Difference between revisions of "Learn/How-To-Use-Robots.txt"

Latest revision as of 06:22, 4 December 2013

By [[User:|]] on

What is the robots.txt file?

Robots.txt is a file that a website owner can put on his or her web server to give instructions to computer programs that travel around the web, looking for specific kinds of web pages and content. These computer programs are often called "robots," which is why this file is called robots.txt.
People usually use robots.txt to prevent search engines from including in their indexes any web pages that really shouldn't be indexed - for example, web contact forms, print versions of web pages and other content that's duplicated elsewhere on the site. Robots.txt can also be used to request that specific robots not index a site.

Crawlers, robots, agents, bots and spiders

These five terms all describe basically the same thing: an automated software program used to locate, collect, or analyze data from web pages. Search engines like Google use a spider to collect data on web pages for inclusion in their databases. The spider also follows links on web pages to find new pages.

AboutUs uses a robot to analyze web pages for its Website Analysis. Our bot's name is "AboutUsBot".

How robots.txt works

When a legitimate robot wants to visit a web page like www.example.com/good-content, it first checks for www.example.com/robots.txt to make sure the site owner is willing to let the robot examine the page.

The robot looks for several things:

Does a robots.txt file exist?
Is the robot explicitly excluded in the robots.txt file?
Is the robot excluded from the web page, the directory the page is in, or both?

If the robot isn't explicitly excluded from the page, the robot will do what it's designed to do: collect data, analyze it, or whatever.

How to create a robots.txt file

Robots.txt is a standard text file that you can create in Notepad or any other text editor. You can use Word or another word processor, but be sure to save the file as raw text (.txt) when you are done.

The file name should be in lower case: "robots.txt," not "Robots.Txt."

When the file is ready, upload it to the top-level directory of your web server. Robots and spiders should be able to find it at www.YourDomain.com/robots.txt. Don't forget to go there - or have your web designer go there - and verify that the file works.

What belongs in a robots.txt file?

Robots.txt files usually contain a single record. They look something like this:

User-agent: *

Disallow: /print/

Disallow: /temp/

In this example, all robots have been excluded from the /print and /temp directories.

How do I prevent robots from scanning my site?
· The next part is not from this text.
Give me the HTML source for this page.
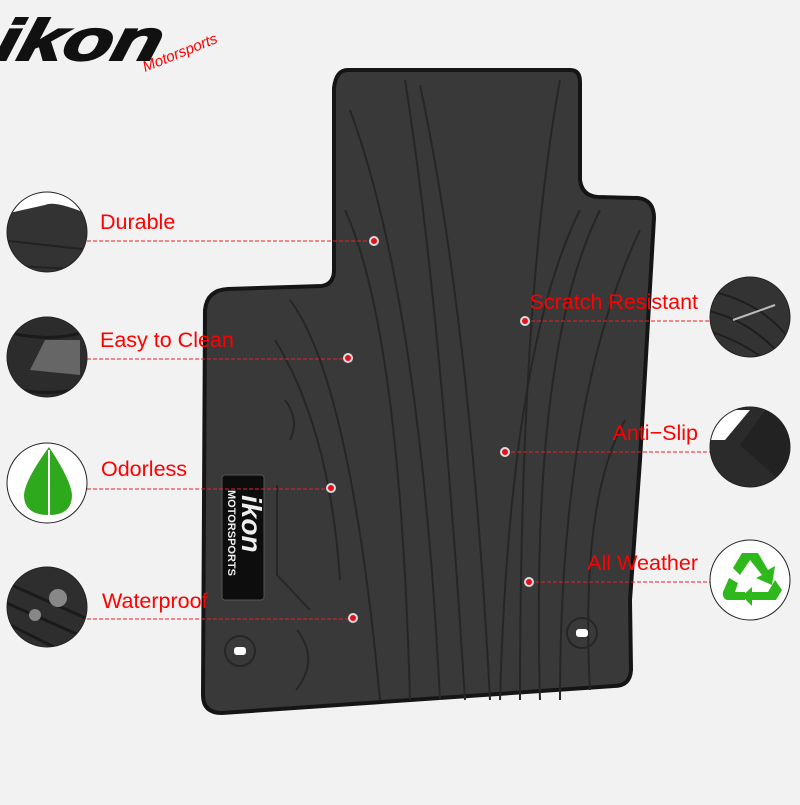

There is no easy way to prevent all robots from crawling your site. However, you can request that well-behaved robots not visit your site by adding these two lines to your robots.txt file:

User-agent: *

Disallow: /

This asks all robots to refrain from crawling any pages on the site. Keep in mind that this will block search engine robots from indexing your site and including it in their search results too.

Things to keep in mind

The robots.txt file is a polite request to robots, not a mandate they must follow. Malicious bots will pay no attention to this request -- for example, robots that scan the web for security vulnerabilities or email address harvesters used by spammers.
The robots.txt file is public. Anyone can see which sections of your server you don't want robots to examine. If you want to hide information, protect it with a password.
You need a separate "Disallow" line for every page, file, or directory you want to exclude.
Everything not explicitly disallowed is considered fair game for a robot to retrieve.
You can't have blank lines within a record. Blank lines are used to separate multiple records.
Regular expressions cannot be used in either the User-agent or Disallow lines. The '*' in the User-agent field is a special value meaning "any robot". Lines like "User-agent: *bot*", "Disallow: /tmp/*" or "Disallow: *.gif" won't work.

Uses for robots.txt

To exclude all robots from the entire website

User-agent: *

Disallow: /

User-agent: * means this section applies to all robots.

Disallow: / asks the robot not to visit any pages on the site.

To allow all robots complete access

User-agent: *

Disallow:

This is exactly the same as having an empty robots.txt file or not having one at all.

To exclude all robots from part of the website

User-agent: *

Disallow: /directory 1/

Disallow: /directory 2/

Disallow: /directory 3/

This asks all robots to avoid content from directory 1, directory 2, and directory 3. Robots are welcome to look at content in any other directory on the site.

To exclude a single robot

User-agent: Robot-Name

Disallow: /

This asks the robot named Robot-Name to refrain from crawling any part of the website.

To allow a single robot

User-agent: Robot-Name

Disallow:

User-agent: *

Disallow: /

This tells the robot named Robot-Name that it's welcome to examine the entire website, but asks all other robots to refrain from crawling any part of the site.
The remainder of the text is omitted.